La partita, dunque, è ancora in pieno svolgimento. Per ora c’è un progetto preliminare, c’è un interesse pubblico riconosciuto e c’è una strada amministrativa tracciata. Mancano però gli elementi decisivi per dire se la piscina di Ivrea potrà veramente rinascere attraverso questo partenariato o se sarà necessario ripensare l’intero modello. Nei prossimi mesi sarà il proponente a dover dimostrare che la proposta può diventare un’opportunità per la città e non un impegno troppo pesante per le casse comunali. Solo allora Ivrea potrà sapere se la nuova piscina non sarà più soltanto un disegno su una tavola tecnica, ma un’opera destinata a diventare realtà.

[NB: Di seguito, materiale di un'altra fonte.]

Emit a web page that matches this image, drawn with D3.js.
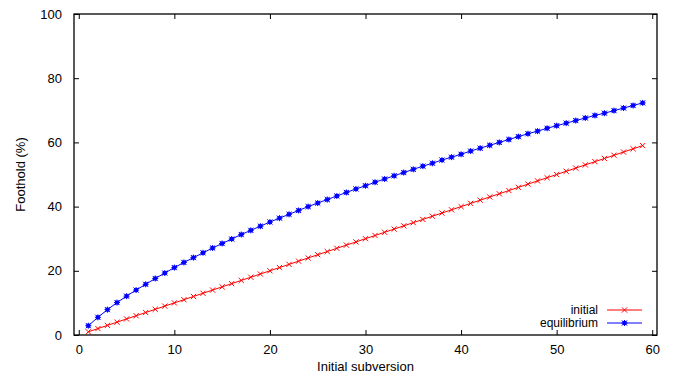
<!DOCTYPE html>
<html><head><meta charset="utf-8">
<script src="https://cdn.jsdelivr.net/npm/d3@7"></script>
<style>body{margin:0;background:#fff}svg{display:block}text{font-family:"Liberation Sans",Arial,sans-serif;font-size:13px;fill:#000}</style>
</head><body>
<script>
const xValues = [1,2,3,4,5,6,7,8,9,10,11,12,13,14,15,16,17,18,19,20,21,22,23,24,25,26,27,28,29,30,31,32,33,34,35,36,37,38,39,40,41,42,43,44,45,46,47,48,49,50,51,52,53,54,55,56,57,58,59];
const initialValues = [1,2,3,4,5,6,7,8,9,10,11,12,13,14,15,16,17,18,19,20,21,22,23,24,25,26,27,28,29,30,31,32,33,34,35,36,37,38,39,40,41,42,43,44,45,46,47,48,49,50,51,52,53,54,55,56,57,58,59];
const equilibriumValues = [2.9,5.5,7.9,10.1,12.1,14.0,15.8,17.6,19.3,21.0,22.6,24.1,25.6,27.1,28.5,29.9,31.3,32.6,33.9,35.2,36.4,37.6,38.8,40.0,41.1,42.2,43.3,44.4,45.5,46.5,47.6,48.6,49.6,50.6,51.6,52.6,53.5,54.5,55.4,56.3,57.3,58.2,59.1,60.0,60.9,61.8,62.7,63.5,64.4,65.2,66.0,66.8,67.6,68.4,69.1,69.9,70.7,71.5,72.3];
const xTicks = [0,10,20,30,40,50,60];
const yTicks = [0,20,40,60,80,100];
const seriesNames = ["initial","equilibrium"];
const seriesColors = ["#ff0000","#0000ff"];

const W = 679, H = 377;
const L = 74, R = 657, T = 14, B = 335;
const svg = d3.select("body").append("svg").attr("width", W).attr("height", H);
const x = d3.scaleLinear().domain([-0.5, 60.5]).range([L, R]);
const y = d3.scaleLinear().domain([0, 100]).range([B, T]);

// axes with inward ticks
const tk = 5;
svg.append("g").attr("transform", `translate(0,${B})`)
  .call(d3.axisBottom(x).tickValues(xTicks).tickSizeInner(-tk).tickSizeOuter(0).tickPadding(10))
  .call(g => g.select(".domain").remove());
svg.append("g").attr("transform", `translate(0,${T})`)
  .call(d3.axisTop(x).tickValues(xTicks).tickSizeInner(-tk).tickSizeOuter(0).tickFormat(""))
  .call(g => g.select(".domain").remove());
svg.append("g").attr("transform", `translate(${L},0)`)
  .call(d3.axisLeft(y).tickValues(yTicks).tickSizeInner(-tk).tickSizeOuter(0).tickPadding(12))
  .call(g => g.select(".domain").remove());
svg.append("g").attr("transform", `translate(${R},0)`)
  .call(d3.axisRight(y).tickValues(yTicks).tickSizeInner(-tk).tickSizeOuter(0).tickFormat(""))
  .call(g => g.select(".domain").remove());
svg.selectAll(".tick line").attr("stroke", "#000").attr("stroke-width", 1);
svg.selectAll(".tick text").style("font-size", "13px").attr("fill", "#000");

svg.append("rect").attr("x", L).attr("y", T).attr("width", R - L).attr("height", B - T)
  .attr("fill", "none").attr("stroke", "#000").attr("stroke-width", 1.3);

const data = [
  xValues.map((v, i) => ({x: v, y: initialValues[i]})),
  xValues.map((v, i) => ({x: v, y: equilibriumValues[i]}))
];

function marker(g, cx, cy, k, color) {
  const s = 2.6;
  g.append("path").attr("d", `M${cx-s},${cy-s}L${cx+s},${cy+s}M${cx-s},${cy+s}L${cx+s},${cy-s}`)
    .attr("stroke", color).attr("stroke-width", 1).attr("fill", "none");
  if (k === 1) {
    g.append("path").attr("d", `M${cx-s-0.4},${cy}L${cx+s+0.4},${cy}M${cx},${cy-s-0.4}L${cx},${cy+s+0.4}`)
      .attr("stroke", color).attr("stroke-width", 1).attr("fill", "none");
    g.append("rect").attr("x", cx-2).attr("y", cy-2).attr("width", 4).attr("height", 4).attr("fill", color);
  }
}

const line = d3.line().x(d => x(d.x)).y(d => y(d.y));
data.forEach((ser, k) => {
  const g = svg.append("g");
  g.append("path").datum(ser).attr("d", line).attr("fill", "none")
    .attr("stroke", seriesColors[k]).attr("stroke-width", 1);
  ser.forEach(d => marker(g, x(d.x), y(d.y), k, seriesColors[k]));
});

// legend
seriesNames.forEach((name, k) => {
  const ly = 310 + k * 13;
  const g = svg.append("g");
  g.append("text").attr("x", 598).attr("y", ly).attr("dy", "0.35em").attr("text-anchor", "end")
    .style("font-size", "12px").text(name);
  g.append("line").attr("x1", 607).attr("x2", 642).attr("y1", ly).attr("y2", ly)
    .attr("stroke", seriesColors[k]).attr("stroke-width", 1.2);
  marker(g, 624.5, ly, k, seriesColors[k]);
});

svg.append("text").attr("x", (L + R) / 2).attr("y", 371).attr("text-anchor", "middle").text("Initial subversion");
svg.append("text").attr("transform", `translate(25,${(T + B) / 2}) rotate(-90)`).attr("text-anchor", "middle").text("Foothold (%)");
</script>
</body></html>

E a chi - arrivato fino a qui - si chiede che cos'è il PFTE, spieghiamo che nel linguaggio degli appalti pubblici, è il Progetto di Fattibilità Tecnico-Economica. È il livello progettuale che sta alla base di qualunque opera pubblica e serve alla Pubblica Amministrazione per capire se l’intervento è davvero realizzabile, quanto costa, quali soluzioni tecniche sono possibili, quali rischi comporta e come si sostiene l’opera dal punto di vista economico.
In pratica è il documento cardine che permette all’ente di dire: “Sì, questo progetto può essere realizzato, funziona, sta in piedi economicamente e rispetta le norme”.

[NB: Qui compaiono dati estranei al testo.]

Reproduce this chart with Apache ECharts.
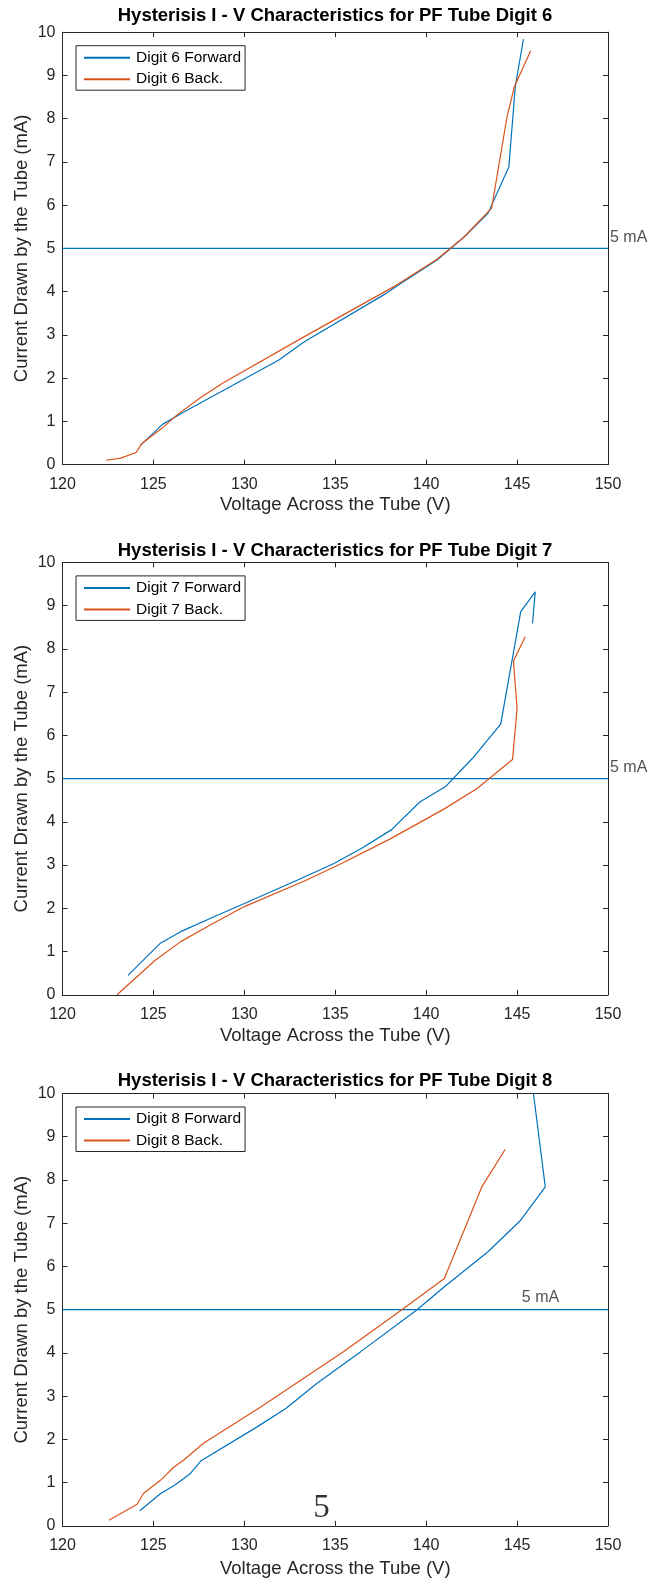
<!DOCTYPE html>
<html>
<head>
<meta charset="utf-8">
<script src="https://cdn.jsdelivr.net/npm/echarts@6/dist/echarts.min.js"></script>
<style>html,body{margin:0;padding:0;background:#fff}#c{width:650px;height:1580px}</style>
</head>
<body>
<div id="c"></div>
<script>
// ---- data ----
const titles = [
  'Hysterisis I - V Characteristics for PF Tube Digit 6',
  'Hysterisis I - V Characteristics for PF Tube Digit 7',
  'Hysterisis I - V Characteristics for PF Tube Digit 8'
];
const forwardNames = ['Digit 6 Forward', 'Digit 7 Forward', 'Digit 8 Forward'];
const backNames = ['Digit 6 Back.', 'Digit 7 Back.', 'Digit 8 Back.'];

const d6Forward = [[124.3,0.45],[125.5,0.93],[126.6,1.2],[131.9,2.42],[133.3,2.84],[137.8,3.96],[138.6,4.19],[140.6,4.73],[142.1,5.27],[143.4,5.81],[144.55,6.89],[144.9,8.74],[145.35,9.84]];
const d6Back = [[122.4,0.1],[123.2,0.15],[124.05,0.28],[124.35,0.48],[125.5,0.85],[126.3,1.15],[127.6,1.55],[128.8,1.88],[133.3,2.96],[138.2,4.11],[140.6,4.75],[142.1,5.27],[143.6,5.93],[144.45,8.05],[144.85,8.74],[145.75,9.57]];

const d7Forward = [[123.6,0.45],[125.4,1.2],[126.5,1.46],[128.3,1.8],[130.0,2.11],[132.9,2.65],[134.9,3.03],[136.5,3.4],[138.1,3.82],[139.65,4.46],[141.05,4.81],[142.55,5.47],[144.1,6.26],[145.2,8.86],[146.0,9.32],[145.85,8.59]];
const d7Back = [[123.0,0.0],[125.1,0.8],[126.5,1.23],[128.1,1.61],[130.0,2.04],[133.4,2.65],[135.4,3.05],[138.0,3.6],[141.0,4.3],[142.8,4.77],[144.75,5.44],[145.0,6.62],[144.8,7.72],[145.45,8.28]];

const d8Forward = [[124.25,0.35],[125.4,0.75],[126.2,0.95],[127.0,1.2],[127.6,1.5],[130.7,2.29],[132.3,2.72],[134.0,3.3],[136.4,4.03],[139.5,5.0],[141.0,5.53],[143.4,6.34],[145.2,7.07],[146.55,7.84],[145.9,10.0]];
const d8Back = [[122.55,0.13],[124.1,0.5],[124.45,0.75],[125.4,1.06],[126.1,1.35],[126.65,1.52],[127.75,1.91],[130.9,2.75],[135.45,4.03],[138.66,5.0],[141.0,5.72],[143.06,7.84],[144.35,8.71]];

const forwardData = [d6Forward, d7Forward, d8Forward];
const backData = [d6Back, d7Back, d8Back];

const refCurrent = 5;           // horizontal 5 mA line
const refLabel = '5 mA';
const refLabelPos = [[150, 5.25], [150, 5.25], [145.15, 5.27]];
const pageMark = '5';
const pageMarkPos = [134.25, 0.4];

const xTicks = {min: 120, max: 150, interval: 5};
const yTicks = {min: 0, max: 10, interval: 1};
const xName = 'Voltage Across the Tube (V)';
const yName = 'Current Drawn by the Tube (mA)';

// ---- chart ----
const BLUE = '#0072BD', ORANGE = '#D95319', AX = '#262626';
const FONT = 'Liberation Sans';
const gridTops = [32.2, 562.4, 1093.5];
const titleCenters = [17.5, 552, 1082];
const xNameGaps = [31, 32, 34];
const gridH = 432.4;

const grids = [], xAxes = [], yAxes = [], series = [], legends = [], titleOpts = [];

gridTops.forEach((top, i) => {
  grids.push({left: 62.5, width: 545.5, top: top, height: gridH, show: false});
  titleOpts.push({
    text: titles[i], left: 335, textAlign: 'center', top: titleCenters[i] - 11, padding: 0,
    textStyle: {fontFamily: FONT, fontSize: 18.5, fontWeight: 'bold', color: '#000'}
  });
  const xb = {
    type: 'value', gridIndex: i, position: 'bottom', ...xTicks,
    name: xName, nameLocation: 'middle', nameGap: xNameGaps[i],
    nameTextStyle: {fontFamily: FONT, fontSize: 18.5, color: AX},
    axisLine: {show: true, onZero: false, lineStyle: {color: AX, width: 1}},
    axisTick: {show: true, inside: true, length: 5, lineStyle: {color: AX}},
    axisLabel: {fontFamily: FONT, fontSize: 16, color: AX, margin: 12},
    splitLine: {show: false}
  };
  const xt = {
    type: 'value', gridIndex: i, position: 'top', ...xTicks,
    axisLine: {show: true, onZero: false, lineStyle: {color: AX, width: 1}},
    axisTick: {show: true, inside: true, length: 5, lineStyle: {color: AX}},
    axisLabel: {show: false}, splitLine: {show: false}
  };
  const yl = {
    type: 'value', gridIndex: i, position: 'left', ...yTicks,
    name: yName, nameLocation: 'middle', nameGap: 31, nameRotate: 90,
    nameMoveOverlap: false,
    nameTextStyle: {fontFamily: FONT, fontSize: 18.5, color: AX},
    axisLine: {show: true, onZero: false, lineStyle: {color: AX, width: 1}},
    axisTick: {show: true, inside: true, length: 5, lineStyle: {color: AX}},
    axisLabel: {fontFamily: FONT, fontSize: 16, color: AX, margin: 7},
    splitLine: {show: false}
  };
  const yr = {
    type: 'value', gridIndex: i, position: 'right', ...yTicks,
    axisLine: {show: true, onZero: false, lineStyle: {color: AX, width: 1}},
    axisTick: {show: true, inside: true, length: 5, lineStyle: {color: AX}},
    axisLabel: {show: false}, splitLine: {show: false}
  };
  xAxes.push(xb, xt);
  yAxes.push(yl, yr);
  const xi = 2 * i, yi = 2 * i;
  series.push({
    name: forwardNames[i], type: 'line', xAxisIndex: xi, yAxisIndex: yi,
    data: forwardData[i], showSymbol: false, symbol: 'none', smooth: false,
    lineStyle: {color: BLUE, width: 1.2}, itemStyle: {color: BLUE}, z: 3
  });
  series.push({
    name: backNames[i], type: 'line', xAxisIndex: xi, yAxisIndex: yi,
    data: backData[i], showSymbol: false, symbol: 'none', smooth: false,
    lineStyle: {color: ORANGE, width: 1.2}, itemStyle: {color: ORANGE}, z: 3
  });
  series.push({
    name: 'ref' + i, type: 'line', xAxisIndex: xi, yAxisIndex: yi,
    data: [[xTicks.min, refCurrent], [xTicks.max, refCurrent]],
    showSymbol: false, symbol: 'none',
    lineStyle: {color: BLUE, width: 1.2}, z: 2
  });
  series.push({
    name: 'reflabel' + i, type: 'scatter', xAxisIndex: xi, yAxisIndex: yi,
    data: [refLabelPos[i]], symbolSize: 0, clip: false, silent: true,
    label: {show: true, position: 'right', distance: 2, formatter: refLabel,
      fontFamily: FONT, fontSize: 16, color: AX}
  });
  legends.push({
    data: [forwardNames[i], backNames[i]],
    orient: 'vertical', left: 76, top: top + 13.5,
    borderColor: AX, borderWidth: 1, backgroundColor: '#fff',
    padding: [4, 4, 3, 7], itemGap: 5.5, itemWidth: 46, itemHeight: 14,
    itemStyle: {opacity: 0},
    textStyle: {fontFamily: FONT, fontSize: 15.5, color: '#000', padding: [0, 0, 0, 1]}
  });
});

series.push({
  name: 'pagemark', type: 'scatter', xAxisIndex: 4, yAxisIndex: 4,
  data: [pageMarkPos], symbolSize: 0, clip: false, silent: true,
  label: {show: true, position: 'inside', formatter: pageMark,
    fontFamily: 'Liberation Serif', fontSize: 33, color: '#000'}
});

const chart = echarts.init(document.getElementById('c'), null, {renderer: 'canvas'});
chart.setOption({
  animation: false,
  backgroundColor: '#fff',
  title: titleOpts,
  grid: grids,
  xAxis: xAxes,
  yAxis: yAxes,
  legend: legends,
  series: series
});
</script>
</body>
</html>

Per la cronaca - e non solo per quella - la piscina ha chiuso i battenti lo scorso 9 giugno.
In certi posti le tradizioni sono sacre: a Napoli si discute di calcio, a Torino di auto, a Ivrea di Olivetti, del Carnevale, di San Savino, dei campi da tennis e della piscina. L’unica piscina. L’unico catino d’acqua in cui un’intera città ha imparato a nuotare, affogare, risollevarsi e fare finta di allenarsi. Una sola piscina, una, che però riesce a generare più tensioni di un G7.
L’ultima volta che se n'è parlato, prima della puntata del PPP, agli onori della cronaca è finito Davide Casaleggio — sì, proprio quel Casaleggio lì, versione subacquea — che ha scritto al dirigente Gilberto Guerriero mettendo in copia mezzo Canavese, così, per non correre il rischio che qualcuno potesse dire di non sapere.
Non l’avesse mai fatto. Le chat WhatsApp delle associazioni sportive sono esplose come una pentola a pressione, mentre Guerriero rispondeva con il perfetto linguaggio dei funzionari pubblici: “procedure”, “fasi istruttorie”, “conferenze di servizi”, “tempistiche non prevedibili”. L’equivalente burocratico di un “torno quando torno”.
Tant’è. Eppure, mentre sportivi e famiglie continuavano a chiedersi dove sistemare bambini, allenatori, atleti e attrezzature, ecco arrivare la notizia salvifica: è stata presentata una proposta di partenariato pubblico-privato per rifare la piscina. Perfetto. Anzi no. Perché subito dopo arriva il “ma”. E dietro quel “ma” c’è un romanzo.
La Giunta dichiara l’interesse pubblico dell’iniziativa, che suona più o meno come quando ti dicono “sei una persona splendida” e capisci che stanno per lasciarti. E infatti compare la lista dei desideri: più soldi dal privato, più garanzie, più profondità della vasca (che nel progetto sembrava un pediluvio), più documenti, più calcoli, più Matrice dei Rischi. Tradotto: rifate tutto, grazie, ma senza prenderla sul personale.
Nel frattempo la piscina resta chiusa. Da quattro mesi. E Guerriero avverte Casaleggio e compagnia che non aprirà nemmeno in questa stagione e che, se il bando andrà male, se tutto fila liscio, forse potremo farci un tuffo nel 2026/27.
L’ottimismo della volontà, versione natatoria.